Aim
Without the pictures, retype exactly the lines from the top of the entries below through the line that contains "import pandas as pd".

Supplied records
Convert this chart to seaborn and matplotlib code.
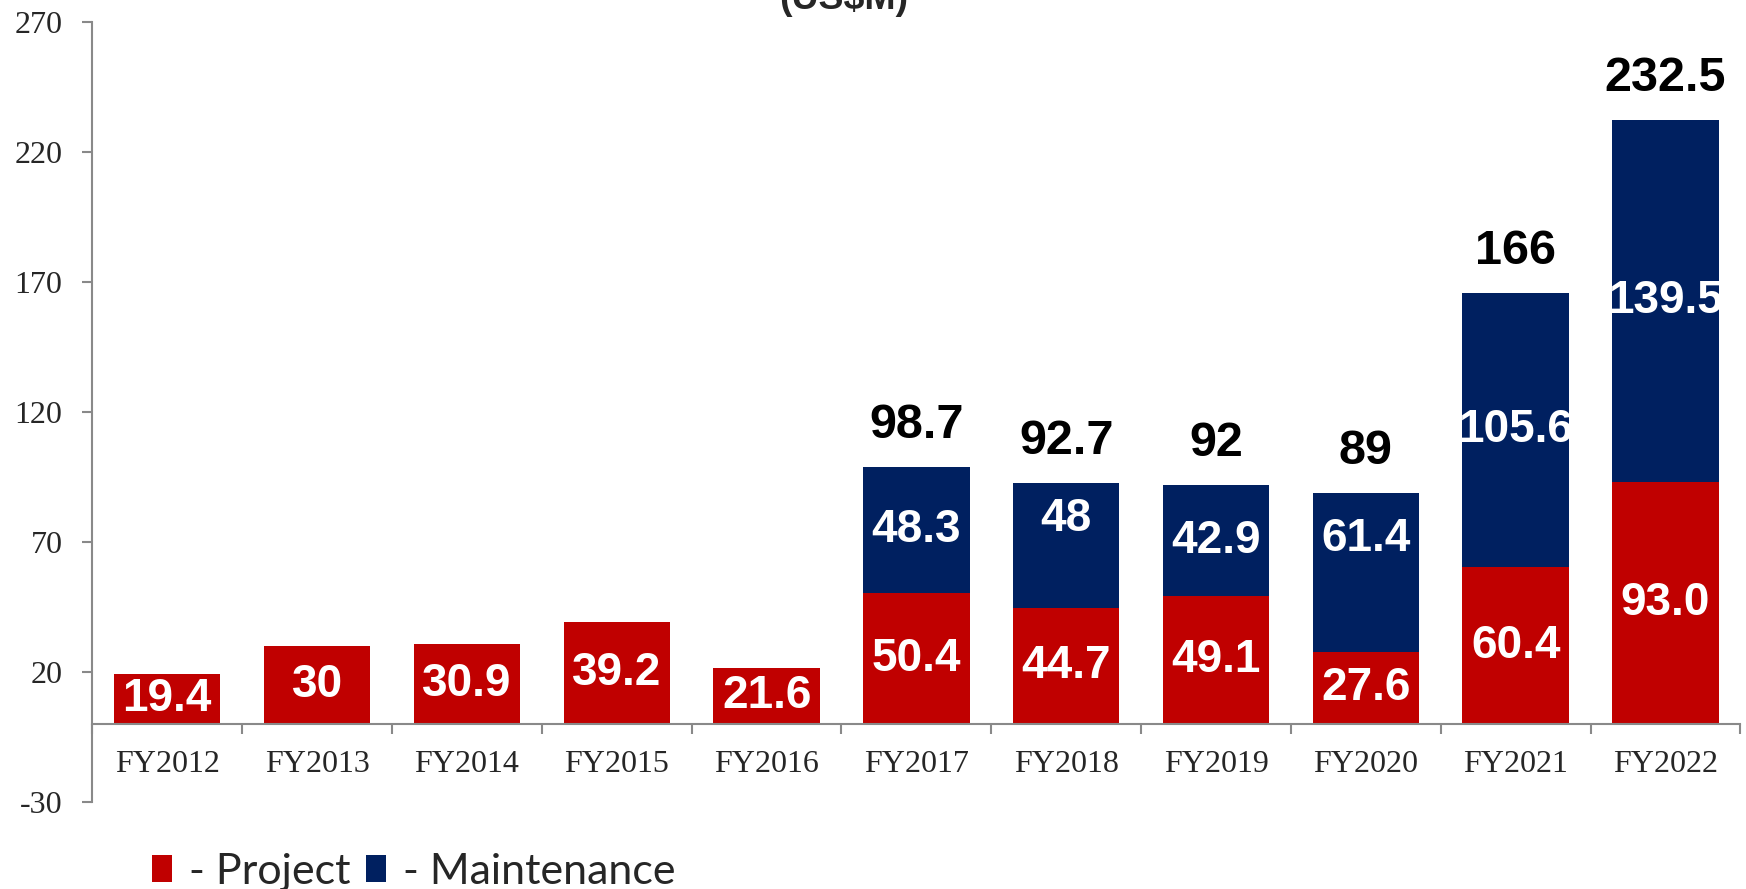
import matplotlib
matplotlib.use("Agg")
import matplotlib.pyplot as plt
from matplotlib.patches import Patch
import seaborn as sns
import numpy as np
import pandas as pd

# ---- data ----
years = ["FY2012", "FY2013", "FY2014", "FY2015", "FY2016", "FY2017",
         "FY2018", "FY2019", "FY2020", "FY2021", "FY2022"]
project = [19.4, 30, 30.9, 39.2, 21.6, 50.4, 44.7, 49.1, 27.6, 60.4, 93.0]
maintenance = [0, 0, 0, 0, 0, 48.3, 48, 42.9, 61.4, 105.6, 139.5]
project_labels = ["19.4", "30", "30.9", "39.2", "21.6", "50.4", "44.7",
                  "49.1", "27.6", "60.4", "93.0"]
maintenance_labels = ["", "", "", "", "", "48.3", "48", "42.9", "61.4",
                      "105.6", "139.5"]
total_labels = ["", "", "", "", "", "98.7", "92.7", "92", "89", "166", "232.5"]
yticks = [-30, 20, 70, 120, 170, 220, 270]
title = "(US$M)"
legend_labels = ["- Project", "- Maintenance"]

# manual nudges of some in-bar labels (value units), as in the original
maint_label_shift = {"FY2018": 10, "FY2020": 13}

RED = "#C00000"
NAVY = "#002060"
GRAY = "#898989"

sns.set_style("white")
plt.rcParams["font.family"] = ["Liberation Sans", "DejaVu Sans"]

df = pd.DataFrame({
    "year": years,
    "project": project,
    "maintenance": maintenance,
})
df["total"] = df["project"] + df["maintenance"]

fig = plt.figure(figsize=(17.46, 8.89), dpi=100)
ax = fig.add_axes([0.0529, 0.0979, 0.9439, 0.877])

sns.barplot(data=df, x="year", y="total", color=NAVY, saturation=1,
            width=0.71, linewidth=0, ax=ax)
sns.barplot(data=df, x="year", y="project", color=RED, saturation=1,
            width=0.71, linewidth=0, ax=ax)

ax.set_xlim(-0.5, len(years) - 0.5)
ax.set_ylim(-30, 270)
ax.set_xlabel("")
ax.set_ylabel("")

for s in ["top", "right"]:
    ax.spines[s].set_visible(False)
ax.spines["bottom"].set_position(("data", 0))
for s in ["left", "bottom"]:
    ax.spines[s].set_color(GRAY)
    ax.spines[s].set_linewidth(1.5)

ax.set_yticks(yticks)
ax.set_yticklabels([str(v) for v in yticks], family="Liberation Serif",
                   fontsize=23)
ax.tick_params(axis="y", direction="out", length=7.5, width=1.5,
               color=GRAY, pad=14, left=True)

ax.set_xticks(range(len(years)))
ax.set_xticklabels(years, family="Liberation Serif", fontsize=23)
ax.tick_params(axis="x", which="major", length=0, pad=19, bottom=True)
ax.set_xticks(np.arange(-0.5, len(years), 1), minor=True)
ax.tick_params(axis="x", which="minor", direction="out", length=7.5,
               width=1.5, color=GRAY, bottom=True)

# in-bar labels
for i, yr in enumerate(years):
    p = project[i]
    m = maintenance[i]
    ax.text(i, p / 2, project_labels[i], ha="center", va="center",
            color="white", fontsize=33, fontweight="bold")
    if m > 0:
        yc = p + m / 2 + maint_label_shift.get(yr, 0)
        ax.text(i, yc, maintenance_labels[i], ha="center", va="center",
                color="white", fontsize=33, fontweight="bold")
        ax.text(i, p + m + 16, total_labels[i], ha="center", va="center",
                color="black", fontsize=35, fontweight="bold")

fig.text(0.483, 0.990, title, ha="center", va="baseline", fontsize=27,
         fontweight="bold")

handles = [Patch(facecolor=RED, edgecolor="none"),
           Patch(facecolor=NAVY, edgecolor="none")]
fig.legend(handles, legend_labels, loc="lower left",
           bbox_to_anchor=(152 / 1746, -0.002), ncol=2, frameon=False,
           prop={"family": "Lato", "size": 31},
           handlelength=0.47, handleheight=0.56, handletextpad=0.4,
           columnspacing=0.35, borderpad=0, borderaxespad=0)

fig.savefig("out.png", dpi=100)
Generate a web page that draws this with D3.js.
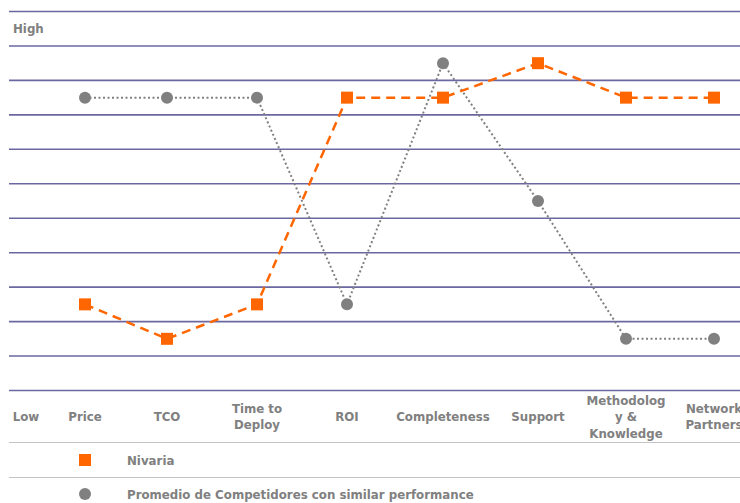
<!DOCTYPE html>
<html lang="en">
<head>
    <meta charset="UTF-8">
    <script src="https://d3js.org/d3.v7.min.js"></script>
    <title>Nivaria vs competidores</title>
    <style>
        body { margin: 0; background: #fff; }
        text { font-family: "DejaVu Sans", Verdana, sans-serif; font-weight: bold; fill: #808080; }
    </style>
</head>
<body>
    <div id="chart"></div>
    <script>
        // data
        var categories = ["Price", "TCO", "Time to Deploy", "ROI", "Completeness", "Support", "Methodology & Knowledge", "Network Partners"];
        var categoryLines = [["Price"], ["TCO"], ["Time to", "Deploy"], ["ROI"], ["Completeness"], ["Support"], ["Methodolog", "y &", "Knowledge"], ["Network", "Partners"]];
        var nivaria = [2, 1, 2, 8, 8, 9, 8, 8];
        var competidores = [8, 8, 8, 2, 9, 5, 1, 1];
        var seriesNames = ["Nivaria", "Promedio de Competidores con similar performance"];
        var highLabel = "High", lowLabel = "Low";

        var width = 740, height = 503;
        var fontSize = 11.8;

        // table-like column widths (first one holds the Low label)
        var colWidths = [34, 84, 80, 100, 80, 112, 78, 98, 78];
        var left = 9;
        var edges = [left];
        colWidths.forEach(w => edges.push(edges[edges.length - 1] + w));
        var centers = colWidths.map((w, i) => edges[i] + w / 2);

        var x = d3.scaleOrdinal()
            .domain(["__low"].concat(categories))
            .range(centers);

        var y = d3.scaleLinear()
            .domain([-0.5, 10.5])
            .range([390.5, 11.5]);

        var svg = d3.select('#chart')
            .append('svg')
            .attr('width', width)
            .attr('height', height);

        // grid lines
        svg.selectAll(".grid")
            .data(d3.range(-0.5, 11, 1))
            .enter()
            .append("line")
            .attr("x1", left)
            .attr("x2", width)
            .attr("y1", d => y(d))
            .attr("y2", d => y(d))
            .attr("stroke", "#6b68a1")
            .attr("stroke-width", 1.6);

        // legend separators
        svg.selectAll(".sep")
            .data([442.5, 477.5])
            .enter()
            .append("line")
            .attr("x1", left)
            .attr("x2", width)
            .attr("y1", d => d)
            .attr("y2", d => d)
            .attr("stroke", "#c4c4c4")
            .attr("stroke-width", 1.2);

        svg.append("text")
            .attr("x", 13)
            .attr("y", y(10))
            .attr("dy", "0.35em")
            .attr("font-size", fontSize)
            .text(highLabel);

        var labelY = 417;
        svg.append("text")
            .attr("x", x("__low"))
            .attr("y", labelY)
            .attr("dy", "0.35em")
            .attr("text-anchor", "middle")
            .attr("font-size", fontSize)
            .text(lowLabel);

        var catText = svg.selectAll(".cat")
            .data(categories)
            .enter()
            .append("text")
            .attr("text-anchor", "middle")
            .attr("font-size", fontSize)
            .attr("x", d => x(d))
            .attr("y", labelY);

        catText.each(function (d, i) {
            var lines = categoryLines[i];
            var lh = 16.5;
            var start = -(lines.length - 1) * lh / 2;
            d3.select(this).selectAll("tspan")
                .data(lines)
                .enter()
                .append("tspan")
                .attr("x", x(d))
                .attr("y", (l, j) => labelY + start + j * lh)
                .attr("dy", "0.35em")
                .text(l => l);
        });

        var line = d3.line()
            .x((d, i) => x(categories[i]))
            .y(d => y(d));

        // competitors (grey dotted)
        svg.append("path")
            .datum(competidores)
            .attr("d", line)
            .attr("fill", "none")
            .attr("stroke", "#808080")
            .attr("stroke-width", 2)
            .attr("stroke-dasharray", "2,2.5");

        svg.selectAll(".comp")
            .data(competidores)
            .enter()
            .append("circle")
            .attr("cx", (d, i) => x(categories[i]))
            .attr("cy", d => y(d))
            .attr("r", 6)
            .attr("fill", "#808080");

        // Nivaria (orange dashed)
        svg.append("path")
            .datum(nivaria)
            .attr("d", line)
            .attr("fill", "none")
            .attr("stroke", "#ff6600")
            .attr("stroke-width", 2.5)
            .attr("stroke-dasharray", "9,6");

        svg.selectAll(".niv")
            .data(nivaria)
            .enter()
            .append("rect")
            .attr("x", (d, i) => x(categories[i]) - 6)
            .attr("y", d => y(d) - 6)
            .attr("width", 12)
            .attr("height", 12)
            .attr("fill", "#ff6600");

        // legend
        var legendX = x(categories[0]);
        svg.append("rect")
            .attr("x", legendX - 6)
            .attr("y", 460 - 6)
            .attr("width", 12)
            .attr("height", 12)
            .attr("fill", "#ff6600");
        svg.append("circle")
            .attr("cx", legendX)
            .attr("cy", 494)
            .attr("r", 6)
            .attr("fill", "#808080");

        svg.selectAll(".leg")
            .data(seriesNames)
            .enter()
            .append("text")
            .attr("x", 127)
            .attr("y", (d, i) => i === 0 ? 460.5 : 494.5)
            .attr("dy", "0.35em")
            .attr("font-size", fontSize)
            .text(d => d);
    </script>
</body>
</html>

Problem solution
Convert this chart to seaborn and matplotlib code.
import matplotlib
matplotlib.use("Agg")
import matplotlib.pyplot as plt
from matplotlib.patches import Patch
import seaborn as sns
import numpy as np
import pandas as pd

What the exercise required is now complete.